Data Kementerian Kesehatan menunjukkan sampai dengan November 2017, ada 95 kabupaten dan kota dari 20 provinsi yang melaporkan kasus difteri.
Secara keseluruhan terdapat 622 kasus, 32 di antaranya meninggal dunia.
Sementara pada kurun waktu Oktober hingga November 2017, ada 11 provinsi yang melaporkan terjadinya KLB difteri, antara lain di Sumatra Barat, Jawa Tengah, Aceh, Sumatra Selatan, Sulawesi Selatan, Kalimantan Timur, Riau, Banten, DKI Jakarta, Jawa Barat, dan Jawa Timur.
Direktur Surveilans dan Karantina Kementerian Kesehatan, Jane Soepardi, menjelaskan sejak tahun 1990-an, kasus difteri di Indonesia ini sudah hampir tidak ada, baru muncul lagi pada tahun 2009.
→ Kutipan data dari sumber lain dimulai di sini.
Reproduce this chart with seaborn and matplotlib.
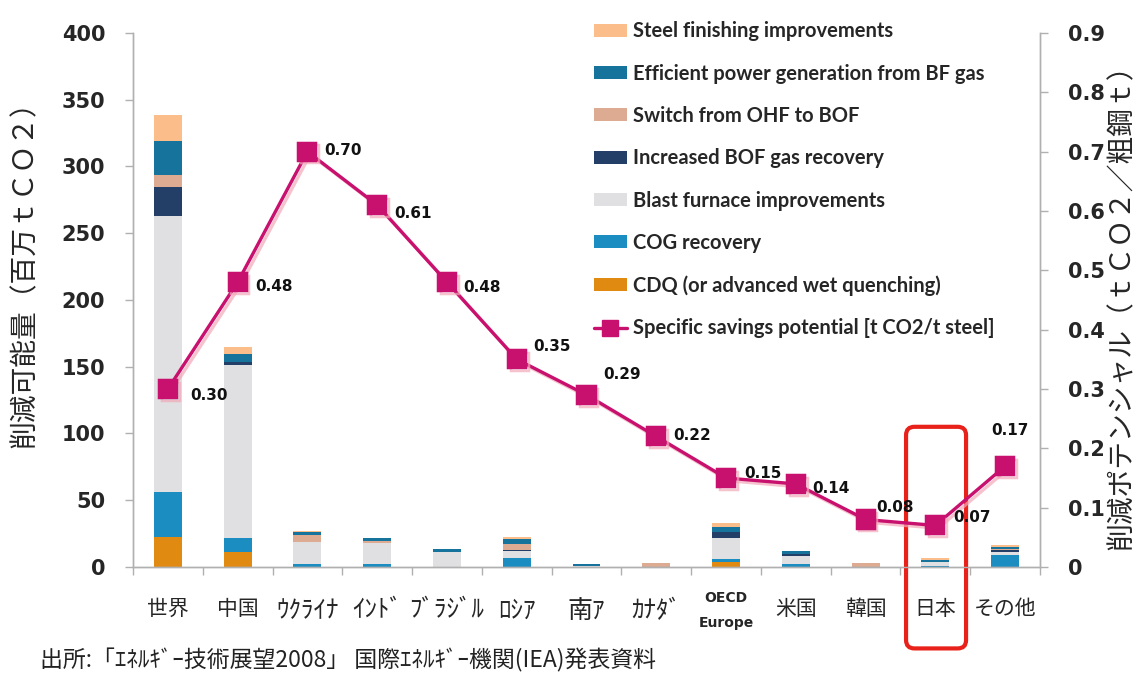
import numpy as np
import pandas as pd
import matplotlib
matplotlib.use("Agg")
import matplotlib.pyplot as plt
import matplotlib.patheffects as pe
from matplotlib.patches import Patch, FancyBboxPatch
from matplotlib.lines import Line2D
import seaborn as sns

countries = ['世界', '中国', 'ｳｸﾗｲﾅ', 'ｲﾝﾄﾞ', 'ﾌﾞﾗｼﾞﾙ', 'ﾛｼｱ', '南ｱ', 'ｶﾅﾀﾞ',
             'OECD\nEurope', '米国', '韓国', '日本', 'その他']

# stacked components, bottom to top (million t CO2)
cdq = [22.7, 11.5, 0, 0, 0, 0, 0, 0, 3.5, 0, 0, 0, 0]
cog = [33.6, 10, 2.5, 2, 0, 7, 0, 0, 2.5, 2, 0, 0.5, 9]
blast_furnace = [206.7, 130, 16, 16, 11, 5, 0.5, 0, 16, 6, 0, 3, 2.5]
bof_gas = [21.7, 2, 0, 0, 0, 0.5, 0, 0, 4, 2, 0, 0, 1]
ohf_switch = [9, 0, 5.5, 1.5, 0, 5, 0, 3, 0, 0, 3, 0, 1]
bf_power = [25.3, 6, 2.5, 2, 2.5, 3.5, 1.5, 0, 4, 2, 0, 2, 1.5]
steel_finishing = [19.5, 5, 0.5, 0, 0, 1.5, 0, 0, 3, 0, 0, 1, 1.5]

# specific savings potential (t CO2 / t steel)
specific = [0.30, 0.48, 0.70, 0.61, 0.48, 0.35, 0.29, 0.22, 0.15, 0.14, 0.08, 0.07, 0.17]

components = [
    ('CDQ (or advanced wet quenching)', cdq, '#E08A12'),
    ('COG recovery', cog, '#1B8DC0'),
    ('Blast furnace improvements', blast_furnace, '#E0E0E2'),
    ('Increased BOF gas recovery', bof_gas, '#233F68'),
    ('Switch from OHF to BOF', ohf_switch, '#DDAA92'),
    ('Efficient power generation from BF gas', bf_power, '#15739C'),
    ('Steel finishing improvements', steel_finishing, '#FBBE8A'),
]
line_color = '#C8106E'

sns.set_style('white')
plt.rcParams['font.family'] = ['Noto Sans CJK JP', 'DejaVu Sans']

fig = plt.figure(figsize=(11.37, 6.77), dpi=100)
ax = fig.add_axes([0.117, 0.1625, 0.7977, 0.7888])

bottom = np.zeros(len(countries))
for name, vals, col in components:
    sns.barplot(x=countries, y=vals, ax=ax, color=col, saturation=1,
                width=0.4, bottom=bottom.copy(), linewidth=0, edgecolor='none')
    bottom += np.array(vals)

ax2 = ax.twinx()
sns.pointplot(x=countries, y=specific, ax=ax2, color=line_color, markers='s',
              markersize=13, linewidth=2.4, errorbar=None)
for ln in ax2.lines:
    ln.set_path_effects([pe.SimpleLineShadow(offset=(2, -2), shadow_color='#F2A8B8', alpha=0.7),
                         pe.Normal()])

# value labels next to the markers (offsets in points)
label_offsets = {0: (16, -5), 1: (13, -3), 3: (12, -6), 4: (12, -4), 5: (12, 9),
                 6: (12, 15), 8: (13, 3), 9: (12, -3), 10: (8, 9), 11: (13, 6), 12: (-10, 26)}
for i, v in enumerate(specific):
    dx, dy = label_offsets.get(i, (12, 1))
    ax2.annotate(f'{v:.2f}', (i, v), xytext=(dx, dy), textcoords='offset points',
                 ha='left', va='center', fontsize=11, fontweight='bold',
                 family='DejaVu Sans', color='#111111')

ax.set_xlim(-0.5, len(countries) - 0.5)
ax.set_ylim(0, 400)
ax2.set_ylim(0, 0.9)
ax.set_yticks(np.arange(0, 401, 50))
ax2.set_yticks(np.arange(0, 0.91, 0.1))
ax2.set_yticklabels(['0'] + [f'{t:.1f}' for t in np.arange(0.1, 0.91, 0.1)])

grey = '#B0B0B0'
for a in (ax, ax2):
    for s in a.spines.values():
        s.set_color(grey)
        s.set_linewidth(1)
    a.spines['top'].set_visible(False)
ax.tick_params(axis='y', left=True, length=6, width=1, color=grey, pad=14, labelsize=15)
ax2.tick_params(axis='y', right=True, length=6, width=1, color=grey, pad=14, labelsize=15)
for lab in ax.get_yticklabels() + ax2.get_yticklabels():
    lab.set_fontweight('bold')
    lab.set_family('DejaVu Sans')

ax.set_xticks(range(len(countries)))
ax.set_xticks(np.arange(-0.5, len(countries), 1), minor=True)
ax.tick_params(axis='x', which='major', length=0, pad=22, labelsize=15)
ax.tick_params(axis='x', which='minor', bottom=True, length=6, width=1, color=grey)
ax.set_xticklabels(countries)
for lab in ax.get_xticklabels():
    txt = lab.get_text()
    if txt.startswith('OECD'):
        lab.set_fontsize(10)
        lab.set_fontweight('bold')
        lab.set_family('DejaVu Sans')
        lab.set_linespacing(2.0)
        lab.set_y(0.012)
    elif any('\uff61' <= ch <= '\uff9f' for ch in txt):
        lab.set_fontsize(18)
ax.set_xlabel('')
ax2.set_xlabel('')

ax.set_ylabel('削減可能量（百万ｔＣＯ２）', fontsize=20)
ax.yaxis.set_label_coords(-0.1025, 0.56)
ax2.set_ylabel('削減ポテンシャル（ｔＣＯ２／粗鋼ｔ）', fontsize=20, rotation=90)
ax2.yaxis.set_label_coords(1.0735, 0.5)

handles = [Patch(facecolor=c, edgecolor='none', label=n) for n, _, c in components[::-1]]
handles.append(Line2D([0], [0], color=line_color, marker='s', markersize=12, lw=2.4,
                      label='Specific savings potential [t CO2/t steel]'))
ax2.legend(handles=handles, loc='upper left', bbox_to_anchor=(0.508, 1.022), frameon=False,
           prop={'family': 'Lato', 'weight': 'bold', 'size': 14.5},
           handlelength=1.65, handleheight=0.6, handletextpad=0.3, labelspacing=1.11,
           borderpad=0, borderaxespad=0)

# highlight box around Japan
box = FancyBboxPatch((10.58, -61), 0.86, 166, boxstyle='round,pad=0,rounding_size=0.12',
                     mutation_aspect=52, transform=ax.transData, fill=False,
                     edgecolor='#E8211A', linewidth=3, clip_on=False, zorder=10)
ax.add_patch(box)

fig.text(0.035, 0.025, '出所:「ｴﾈﾙｷﾞｰ技術展望2008」 国際ｴﾈﾙｷﾞｰ機関(IEA)発表資料',
         fontsize=16.5, ha='left', va='center', color='#222222')

fig.savefig('out.png', dpi=100)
Pemerintah kemudian menerbitkan Peraturan Menteri Kesehatan Republik Indonesia No. 1501/ MENKES/PER/X/2010 tentang Jenis Penyakit Menular Tertentu, apabila ditemukan satu kasus difteria klinis dinyatakan sebagai KLB.
"Satu kasus difteri, baru suspect saja, itu sudah dianggap kejadian luar biasa, atau KLB, dimana di situ pemerintah harus memastikan dilakukan tindakan-tindakan supaya tidak menyebar karena sangat infectious (menular)," ujar Jane.
Penyebab mewabahnya difteri saat ini, menurut Jane, kurang efektifnya upaya-upaya untuk memastikan penyakit ini tidak menyebar.
"Dari tadinya beberapa kabupaten di Jawa Timur pada tahun 2009, saat ini sudah 20 provinsi dengan 95 kabupaten," jelasnya.
Dituturkan Jane, sejak tahun 2015, jumlah kematian akibat difteri meningkat hingga 502 kasus.
Untuk tahun ini saja, sejak Januari hingga November tercatat lebih dari 590 kasus dengan prosentase kematian sekitar 6%.
"Ada penurunan karena setiap kali ada laporan kasus difteri, maka itu ketentuannya harus segera diperiksa ke laboratorium, apabila dalam tenggorokannya ada selaput yang tebal itu, langsung diberi antibiotik. Sementara orang-orang yang berada di sekitar juga harus diperiksa tanpa menunggu hasil laboratorium dan diberikan imunisasi tetanus difteri," kata dia.
Indonesia sudah melaksanakan program imunisasi -termasuk imunisasi difteri- sejak lebih dari lima dasawarsa.
Vaksin untuk imunisasi difteri ada tiga jenis, yaitu DPT-HB-Hib, vaksin DT, dan vaksin Td yang diberikan pada usia berbeda.
Kemenkes akan melakukan imunisasi ulang serentak untuk mengatasi difteri yang semakin meluas di Indonesia.
Imunisasi pertama akan dilakukan di tiga provinsi yang memiliki kasus difteri paling banyak, yaitu DKI Jakarta, Banten, dan Jawa Barat.
Selain karena kasusnya paling banyak, kepadatan penduduk di tiga provinsi tersebut juga tinggi.
Sesuai rencana, imunisasi ulang serentak atau ORI ini akan dimulai pada tanggal 11 Desember 2017.
Setelah tahap pertama selesai, tahap kedua akan dilaksanakan 11 Januari 2018 dan tahap ketiga pada 11 Juli 2018. Sasaran umur pun diperluas dari usia 1 tahun sampai 19 tahun.